THE SPIRITUAL TRAVELER
Looking back at a transformative moment in Auckland that changed the way I travel
New Zealand always delivers. I was in Auckland in April, months before the new Māori Queen, Ngā Wai Hono i te Pō, gave her first, inspiring speech as Queen, I was standing on Maungawhau — Mount Eden — with Dane Tumahai, a local cultural edutainer whose storytelling is part history, part performance, all charm. We weren’t climbing the volcano that day. We weren’t “doing” Mount Eden for the ‘gram. We were doing a pounamu (greenstone) blessing ceremony instead.
I held the stone in my hands while Dane recited karakia. I didn’t know what to expect — maybe a little ritual, a photo, move on. But it wasn’t like that at all. It was quiet. Intimate. Weighty in a way that makes your chest tighten. The stone — cool, smooth, ancient — felt alive. It was connection, lineage, care. Mana. It reminded me that the land, the ancestors, the people — they aren’t distant. They’re right here, and if you stop rushing, they will talk to you.
From the crater rim, Auckland stretched out below — harbors, beaches, islands, the chaotic city unfolding in neat little grids — but my eyes kept drifting back to the maunga (the Māori word for mountain) itself. Terraces, storage pits, remnants of fortified pā — a Māori village You could feel centuries of life etched into the slopes: struggle, survival, celebration, loss, love. Every mound was a teacher. Every crater a quiet testament to stewardship. You can look, or you can see. I saw.

And then came that marvelous thread of history…
Walking with Dane, I thought about the layers beneath my feet. Tāmaki Makaurau — Auckland — means “a city desired by many.” The Māori first settled here centuries ago, drawn by fertile volcanic soils, abundant fisheries, and natural harbors. They built pā on volcanic cones like Maungawhau, creating strong, vibrant communities as Dane tells me. These volcanoes were more than topographical features; they were living landscapes, woven into daily life, spirituality, and strategy. Understanding this history — how people adapted, thrived, and honored the land — made my presence there feel less like cliched tourism and more like witnessing a story still unfolding.
Later, I wandered into the Auckland Art Gallery to see Ngā Taonga Tūturu: Treasured Māori Portraits, and I had the rare privilege of walking it with Nathan Pōhio, the curator. He didn’t just show me objects; he unraveled their stories. Standing in front of a Lindauer painting of Te Hira Te Kawau, a Maori chief from the late nineteenth/early twentieth centuries, Nathan pointed out the posture, the gaze, the subtle details that radiate mana.
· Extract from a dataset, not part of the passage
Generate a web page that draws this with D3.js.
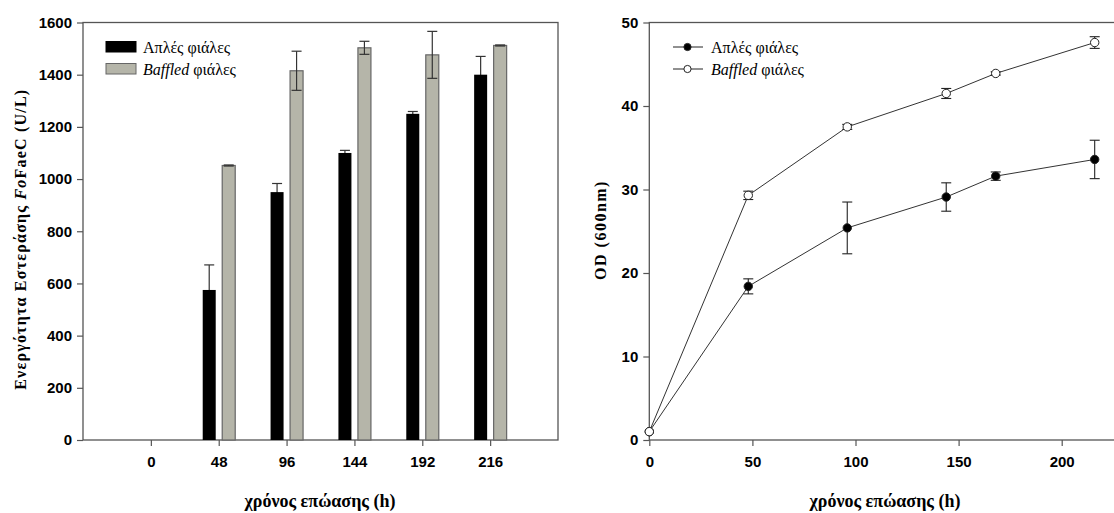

I could feel the presence of ancestors, the pulse of whakapapa (a central concept in Māori culture referring to genealogy, lineage, and descent, connecting people to their ancestors, land, and the wider universe), and the centuries of memory captured in a single painted face.

We moved slowly from painting to carving to finely woven cloaks. Nathan explained how each object carries mauri, a life force, and how even the tiniest carving or the smallest detail in a cloak encodes knowledge, identity, and history. A tiny hei tiki made me pause; its carved features were exquisite and precise, but the presence it held was immense. Photography and oil painting, adopted in the 19th century, often stood in for carvings in whare tūpuna (ancestral meeting houses), bridging tradition and adaptation. Walking through the exhibition, the gallery itself felt like a living whare tūpuna, humming with the mana of the people portrayed.

Months later, Queen Ngā Wai Hono i te Pō gave her first public speech. She spoke of Māori identity, language, and heritage — not as relics, but as living, breathing things. She said being Māori is forever. And I thought back to Maungawhau, to the greenstone, to the treasures in the gallery. That April experience felt like a mirror of everything she said — wisdom carried in the land, in ritual, in choices made to honor what came before.
Auckland is just the beginning. Marae in Rotorua welcome visitors with pōwhiri — a traditional greeting ceremony that includes song and earth-cooked hangi. On the South Island, iwi show how ancestral knowledge and environmental care intertwine. And if you want to feel the emotional and mystical heartbeat of this land, Keri Hulme’s The Bone People (1983) is unmatched: a semi-autobiographical, savagely realist novel set on the West Coast of the South Island that won the Booker Prize in 1985. Māori culture isn’t something you passively observe. It asks you to pay attention, participate, reflect, and — if you’re lucky — carry it home with you.
And in fact now as I watch the Queen’s speech and reflect on my time there, what stays with me isn’t the city view. Not the volcanoes, not the harbors. It’s that quiet, profound feeling of connection. The sense that the wisdom of a place, and the people who honor it, can slip into you if you let it.
Travel can be more than movement. It can be listening. A mirror. Something that reshapes how you move through the world, quietly, forever.